====== Dataset extract
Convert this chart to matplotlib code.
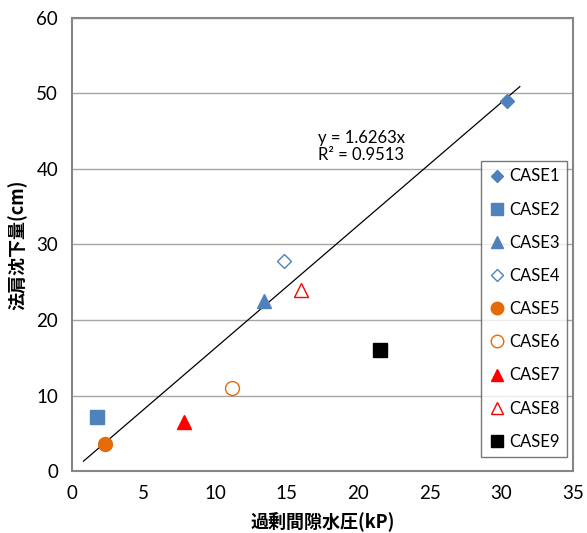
import numpy as np
import matplotlib
import matplotlib.pyplot as plt

matplotlib.rcParams["font.family"] = ["Lato", "Noto Sans CJK JP", "DejaVu Sans"]

# データ (過剰間隙水圧 kP, 法肩沈下量 cm)
cases = ["CASE1", "CASE2", "CASE3", "CASE4", "CASE5", "CASE6", "CASE7", "CASE8", "CASE9"]
x_vals = [30.4, 1.75, 13.45, 14.8, 2.3, 11.15, 7.85, 16.0, 21.5]
y_vals = [49.0, 7.2, 22.5, 27.8, 3.6, 11.0, 6.5, 24.0, 16.0]

slope = 1.6263
r2 = 0.9513
trend_x = [0.8, 31.3]

blue = "#4F81BD"
orange = "#E36C09"
red = "#FF0000"
styles = [
    dict(marker="D", color=blue, fill=True, ms=7),
    dict(marker="s", color=blue, fill=True, ms=9.5),
    dict(marker="^", color=blue, fill=True, ms=9.5),
    dict(marker="D", color=blue, fill=False, ms=7),
    dict(marker="o", color=orange, fill=True, ms=10),
    dict(marker="o", color=orange, fill=False, ms=10),
    dict(marker="^", color=red, fill=True, ms=9.5),
    dict(marker="^", color=red, fill=False, ms=9.5),
    dict(marker="s", color="black", fill=True, ms=9.5),
]

fig = plt.figure(figsize=(5.87, 5.33), dpi=100)
ax = fig.add_axes([0.1227, 0.1163, 0.853, 0.85])

for name, xv, yv, st in zip(cases, x_vals, y_vals, styles):
    ax.plot([xv], [yv], linestyle="none", marker=st["marker"], markersize=st["ms"],
            markerfacecolor=st["color"] if st["fill"] else "white",
            markeredgecolor=st["color"], markeredgewidth=1.0, label=name, zorder=3)

tx = np.array(trend_x)
ax.plot(tx, slope * tx, color="black", linewidth=0.9, zorder=2)
ax.text(17.2, 43.0, f"y = {slope}x\nR² = {r2}", fontsize=12, linespacing=1.05,
        ha="left", va="center")

ax.set_xlim(0, 35)
ax.set_ylim(0, 60)
ax.set_xticks(np.arange(0, 36, 5))
ax.set_yticks(np.arange(0, 61, 10))
ax.yaxis.grid(True, color="#a6a6a6", linewidth=1.0)
ax.set_axisbelow(True)
ax.tick_params(length=0, labelsize=13.5, pad=10)
for s in ax.spines.values():
    s.set_color("#868686")
    s.set_linewidth(1.5)

ax.set_xlabel("過剰間隙水圧(kP)", fontsize=13, fontweight="bold", labelpad=7,
              family=["Noto Sans CJK JP", "DejaVu Sans"])
ax.set_ylabel("法肩沈下量(cm)", fontsize=13, fontweight="bold", labelpad=6,
              family=["Noto Sans CJK JP", "DejaVu Sans"])

leg = ax.legend(loc="upper left", bbox_to_anchor=(0.8, 0.703), fontsize=12,
                frameon=True, fancybox=False, edgecolor="#555555", labelspacing=1.03,
                handletextpad=0.25, handlelength=1.0, borderpad=0.45, markerscale=0.9)
leg.get_frame().set_linewidth(1.0)

fig.savefig("out.png", dpi=100, facecolor="white")
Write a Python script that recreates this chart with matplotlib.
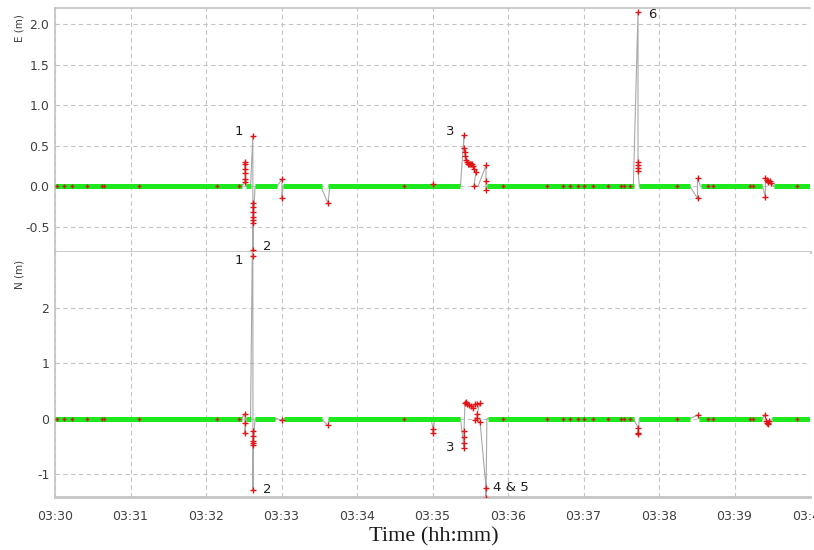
============
Your goal:
Please take the lines from the beginning of the data above through the line holding "s.set_linewidth(1.5)" and transcribe them exactly, without any pictures.

Answer to this exercise:
Convert this chart to matplotlib code.
import numpy as np
import matplotlib
import matplotlib.pyplot as plt

matplotlib.rcParams["font.family"] = ["Lato", "Noto Sans CJK JP", "DejaVu Sans"]

# データ (過剰間隙水圧 kP, 法肩沈下量 cm)
cases = ["CASE1", "CASE2", "CASE3", "CASE4", "CASE5", "CASE6", "CASE7", "CASE8", "CASE9"]
x_vals = [30.4, 1.75, 13.45, 14.8, 2.3, 11.15, 7.85, 16.0, 21.5]
y_vals = [49.0, 7.2, 22.5, 27.8, 3.6, 11.0, 6.5, 24.0, 16.0]

slope = 1.6263
r2 = 0.9513
trend_x = [0.8, 31.3]

blue = "#4F81BD"
orange = "#E36C09"
red = "#FF0000"
styles = [
    dict(marker="D", color=blue, fill=True, ms=7),
    dict(marker="s", color=blue, fill=True, ms=9.5),
    dict(marker="^", color=blue, fill=True, ms=9.5),
    dict(marker="D", color=blue, fill=False, ms=7),
    dict(marker="o", color=orange, fill=True, ms=10),
    dict(marker="o", color=orange, fill=False, ms=10),
    dict(marker="^", color=red, fill=True, ms=9.5),
    dict(marker="^", color=red, fill=False, ms=9.5),
    dict(marker="s", color="black", fill=True, ms=9.5),
]

fig = plt.figure(figsize=(5.87, 5.33), dpi=100)
ax = fig.add_axes([0.1227, 0.1163, 0.853, 0.85])

for name, xv, yv, st in zip(cases, x_vals, y_vals, styles):
    ax.plot([xv], [yv], linestyle="none", marker=st["marker"], markersize=st["ms"],
            markerfacecolor=st["color"] if st["fill"] else "white",
            markeredgecolor=st["color"], markeredgewidth=1.0, label=name, zorder=3)

tx = np.array(trend_x)
ax.plot(tx, slope * tx, color="black", linewidth=0.9, zorder=2)
ax.text(17.2, 43.0, f"y = {slope}x\nR² = {r2}", fontsize=12, linespacing=1.05,
        ha="left", va="center")

ax.set_xlim(0, 35)
ax.set_ylim(0, 60)
ax.set_xticks(np.arange(0, 36, 5))
ax.set_yticks(np.arange(0, 61, 10))
ax.yaxis.grid(True, color="#a6a6a6", linewidth=1.0)
ax.set_axisbelow(True)
ax.tick_params(length=0, labelsize=13.5, pad=10)
for s in ax.spines.values():
    s.set_color("#868686")
    s.set_linewidth(1.5)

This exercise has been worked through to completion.